The next stage was several years later when the game itself had now included MANY more materials, and thus, the palette was MUCH, much better. Suddenly it didn’t seem unreasonable to do full color images. So I set out using the previous method again. Spend the time to make my palette, find a good source image, create the grid, and material by material, lay in the blocks one at a time. I think I still have at least one or two of those “videos” around. Let me find one. Yeah, here is the resultant image:
Not bad if I do say so myself. The video “proof” of the construction was made using a second character, positioned very high above the field, that took screenshots after every material was laid down, and then I made an animation that did some morphing from one screenshot to the next for filler frames. Set it to music, and poof, video. You can find that here:
Ok, so I did probably 3 or 4 more images using that method, and they would each take me about a month. At some point, that got really boring, as you might imagine. I think the one Lara Croft pixelart was the last one I did using this method. Laying down 54,000 bricks, one by one, is a pain in the butt. So thats where you get to what I’ll call “stage 3” where I tried to find a way to automate some portions of this. I spent more time playing with various texture packs to find one that had a really rich set of blocks/colors, and made a new palette. Though I’ve done some tweaking since then, it has remained largely the same since (I got to add some more greens in when they did the underwater temples, etc). As an example, here’s the drawing hands picture again using the new, refined method and palette. Quite an improvement, I’d say!
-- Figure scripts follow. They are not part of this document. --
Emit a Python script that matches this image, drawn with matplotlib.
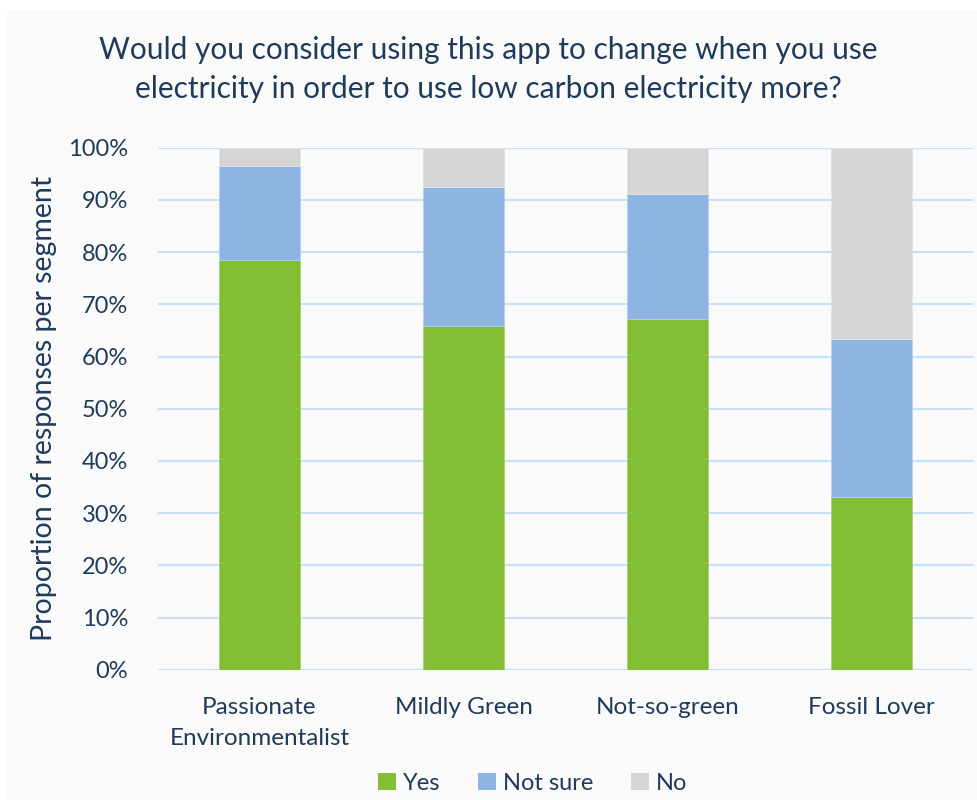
import numpy as np
import matplotlib.pyplot as plt
from matplotlib.patches import Rectangle, Patch
from matplotlib.ticker import PercentFormatter

segments = ["Passionate\nEnvironmentalist", "Mildly Green", "Not-so-green", "Fossil Lover"]
yes = [78.5, 65.8, 67.1, 33.1]
not_sure = [18.0, 26.6, 24.0, 30.3]
no = [3.5, 7.6, 8.9, 36.6]

green = '#82BF35'
blue = '#8EB4E2'
grey = '#D5D5D5'
text_col = '#1F3B5A'

plt.rcParams['font.family'] = ['Lato', 'DejaVu Sans']

fig = plt.figure(figsize=(9.77, 8), dpi=100)
fig.patch.set_facecolor('white')
# light panel behind the chart
fig.patches.append(Rectangle((7 / 977, 0), 970 / 977, 790 / 800, transform=fig.transFigure,
                             facecolor='#FAFAFA', edgecolor='none', zorder=-1))

ax = fig.add_axes([157.5 / 977, 130.3 / 800, 816 / 977, 522 / 800])
ax.set_facecolor('#FAFAFA')

x = np.arange(len(segments))
yes = np.array(yes)
not_sure = np.array(not_sure)
no = np.array(no)
w = 0.4
ax.bar(x, yes, w, color=green, edgecolor='#A8D070', linewidth=0.6, zorder=3, label='Yes')
ax.bar(x, not_sure, w, bottom=yes, color=blue, edgecolor='#B5CFEF', linewidth=0.6, zorder=3, label='Not sure')
ax.bar(x, no, w, bottom=yes + not_sure, color=grey, edgecolor='#E2E2E2', linewidth=0.6, zorder=3, label='No')

ax.set_xlim(-0.5, 3.5)
ax.set_ylim(0, 100)
ax.set_yticks(np.arange(0, 101, 10))
ax.yaxis.set_major_formatter(PercentFormatter(decimals=0))
ax.grid(axis='y', color='#C9DFF6', linewidth=1.5, zorder=0)
for s in ax.spines.values():
    s.set_visible(False)
ax.tick_params(axis='both', length=0, labelcolor=text_col)
ax.tick_params(axis='y', pad=21, labelsize=17)
ax.tick_params(axis='x', pad=20, labelsize=17.5)
ax.set_xticks(x, segments, linespacing=1.55)

ax.set_ylabel('Proportion of responses per segment', fontsize=20.5, color=text_col, labelpad=8)

fig.text(0.5, 0.913, 'Would you consider using this app to change when you use\n'
         'electricity in order to use low carbon electricity more?',
         ha='center', va='center', fontsize=21.5, color=text_col, linespacing=1.45)

handles = [Patch(facecolor=green), Patch(facecolor=blue), Patch(facecolor=grey)]
fig.legend(handles, ['Yes', 'Not sure', 'No'], loc='center', bbox_to_anchor=(0.545, 0.021),
           ncol=3, frameon=False, fontsize=17, labelcolor=text_col,
           handlelength=0.75, handleheight=0.75, handletextpad=0.3, columnspacing=1.6)

fig.savefig('out.png', dpi=100, facecolor=fig.get_facecolor())
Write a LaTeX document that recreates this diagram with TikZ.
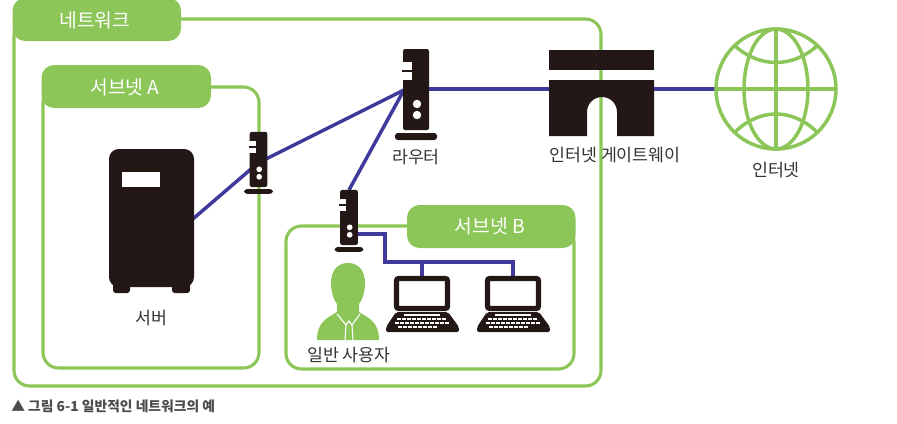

However, where I really did a lot more work was in how they got translated into the game. Around that same time (I forget which patch), they added the ability do place down bricks using a command in game (/fill). With that command, suddenly a world of automation possibilities became much more real.
So next I needed to find a way to translate an image into a series of 54,000 commands. Each command would instead execute a /fill command to place a single block. If I could somehow script the execution of those commands in game, I’d be golden. I wrote a custom script in php that would take the source image, use an image library to analyze each pixel. Map that to my palette, and output the /fill command into a file. I found a tool called “AutoHotkey” that can take a text file and read it one line at a time, and put that text into your game world. I suspect this tool is used for far more nefarious purposes in other games where modding/botting is banned, but for my purposes, it worked out perfectly. a 290×180 image would now take about one full day to magically manifest in game. Unfortunately, I never made video of that process. Its pretty boring to watch. I normally just fired off the script when I went to bed and let it run until morning.
All I’ve done since then is make modifications to the script to optimize the commands it runs. For example, Instead of placing every pixel, what if the majority of the pixels were one color? If I just made that my “background” color with one big fill at the beginning (manually), I could save myself having to execute a HUGE number of /fill commands in the script! Another big gain. Next change was … well, what if you have many pixels in a row that are all one color? Instead of 20 /fill commands, it becomes 1! Another huge gain.
I fully intend on putting that scripts code up on github at some point. If I weren’t in the middle of getting my machine back up and running right now, I’d probably go do that right now to give out access to its source for anyone else to use. I’ll get around to it eventually.
In closing, I’ll just post another video capture I did of the world where I did the majority of the pixelarts. Its a flyover style video where I just zoom around in the world so you can see all of them laid out next to each other.
Hopefully, this has provided some clarity in what I’ve done. I certainly don’t claim “artist” credit to any of the original artworks. They are all decidedly own by their original artists (with one notable exception, where I was also the artist in question). I guess I can claim some “art” in either the process or the script, but otherwise, this is just me finding a novel technical solution to a problem. Is that legit? I leave that up to you to decide.